* Aim
From the first line of the data below, repeat each line exactly until you reach the line with "Bar value label"; include that line too.

* Information shown
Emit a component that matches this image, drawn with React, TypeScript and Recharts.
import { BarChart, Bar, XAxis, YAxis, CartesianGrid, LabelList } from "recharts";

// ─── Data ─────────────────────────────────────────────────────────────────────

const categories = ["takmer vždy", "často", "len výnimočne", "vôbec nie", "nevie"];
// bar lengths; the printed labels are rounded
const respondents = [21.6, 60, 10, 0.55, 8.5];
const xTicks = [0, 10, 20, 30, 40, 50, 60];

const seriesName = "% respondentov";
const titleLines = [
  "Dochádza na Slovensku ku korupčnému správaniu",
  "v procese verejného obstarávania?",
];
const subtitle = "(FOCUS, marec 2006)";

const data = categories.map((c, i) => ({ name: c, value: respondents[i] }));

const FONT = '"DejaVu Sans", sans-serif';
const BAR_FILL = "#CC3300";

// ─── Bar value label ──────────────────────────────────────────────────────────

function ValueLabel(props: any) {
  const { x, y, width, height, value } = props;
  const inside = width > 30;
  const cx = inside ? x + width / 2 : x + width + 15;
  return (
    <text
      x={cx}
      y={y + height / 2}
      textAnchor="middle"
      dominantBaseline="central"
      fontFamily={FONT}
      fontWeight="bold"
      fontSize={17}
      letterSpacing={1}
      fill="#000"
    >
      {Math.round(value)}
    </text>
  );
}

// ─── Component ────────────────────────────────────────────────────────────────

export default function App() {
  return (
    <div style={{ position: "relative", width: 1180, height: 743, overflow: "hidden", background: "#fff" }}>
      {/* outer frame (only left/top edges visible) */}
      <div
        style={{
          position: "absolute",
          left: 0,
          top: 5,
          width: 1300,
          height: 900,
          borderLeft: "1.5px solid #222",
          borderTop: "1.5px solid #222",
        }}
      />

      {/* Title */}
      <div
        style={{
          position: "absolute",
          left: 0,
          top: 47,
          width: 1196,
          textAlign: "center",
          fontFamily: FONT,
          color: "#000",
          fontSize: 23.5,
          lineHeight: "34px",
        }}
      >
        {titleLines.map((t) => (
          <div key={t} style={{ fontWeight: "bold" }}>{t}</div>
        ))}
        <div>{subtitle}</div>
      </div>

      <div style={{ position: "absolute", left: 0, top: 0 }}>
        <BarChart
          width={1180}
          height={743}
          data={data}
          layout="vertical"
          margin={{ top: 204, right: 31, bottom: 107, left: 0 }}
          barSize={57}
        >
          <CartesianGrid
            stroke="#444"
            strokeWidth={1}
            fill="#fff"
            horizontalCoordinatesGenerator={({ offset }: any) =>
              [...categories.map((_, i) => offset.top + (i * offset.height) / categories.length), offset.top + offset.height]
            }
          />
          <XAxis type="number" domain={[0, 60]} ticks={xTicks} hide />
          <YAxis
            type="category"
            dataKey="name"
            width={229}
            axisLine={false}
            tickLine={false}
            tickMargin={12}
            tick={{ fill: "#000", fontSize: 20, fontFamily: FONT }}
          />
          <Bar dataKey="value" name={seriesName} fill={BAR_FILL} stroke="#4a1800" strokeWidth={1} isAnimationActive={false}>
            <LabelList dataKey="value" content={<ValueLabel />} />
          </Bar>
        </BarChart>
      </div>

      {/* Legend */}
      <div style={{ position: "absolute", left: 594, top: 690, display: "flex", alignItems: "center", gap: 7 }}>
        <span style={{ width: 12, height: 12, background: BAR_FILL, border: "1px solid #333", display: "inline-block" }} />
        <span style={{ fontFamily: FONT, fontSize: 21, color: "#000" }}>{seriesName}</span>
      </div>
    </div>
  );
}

* Expected answer
Emit a component that matches this image, drawn with React, TypeScript and Recharts.
import { BarChart, Bar, XAxis, YAxis, CartesianGrid, LabelList } from "recharts";

// ─── Data ─────────────────────────────────────────────────────────────────────

const categories = ["takmer vždy", "často", "len výnimočne", "vôbec nie", "nevie"];
// bar lengths; the printed labels are rounded
const respondents = [21.6, 60, 10, 0.55, 8.5];
const xTicks = [0, 10, 20, 30, 40, 50, 60];

const seriesName = "% respondentov";
const titleLines = [
  "Dochádza na Slovensku ku korupčnému správaniu",
  "v procese verejného obstarávania?",
];
const subtitle = "(FOCUS, marec 2006)";

const data = categories.map((c, i) => ({ name: c, value: respondents[i] }));

const FONT = '"DejaVu Sans", sans-serif';
const BAR_FILL = "#CC3300";

// ─── Bar value label ──────────────────────────────────────────────────────────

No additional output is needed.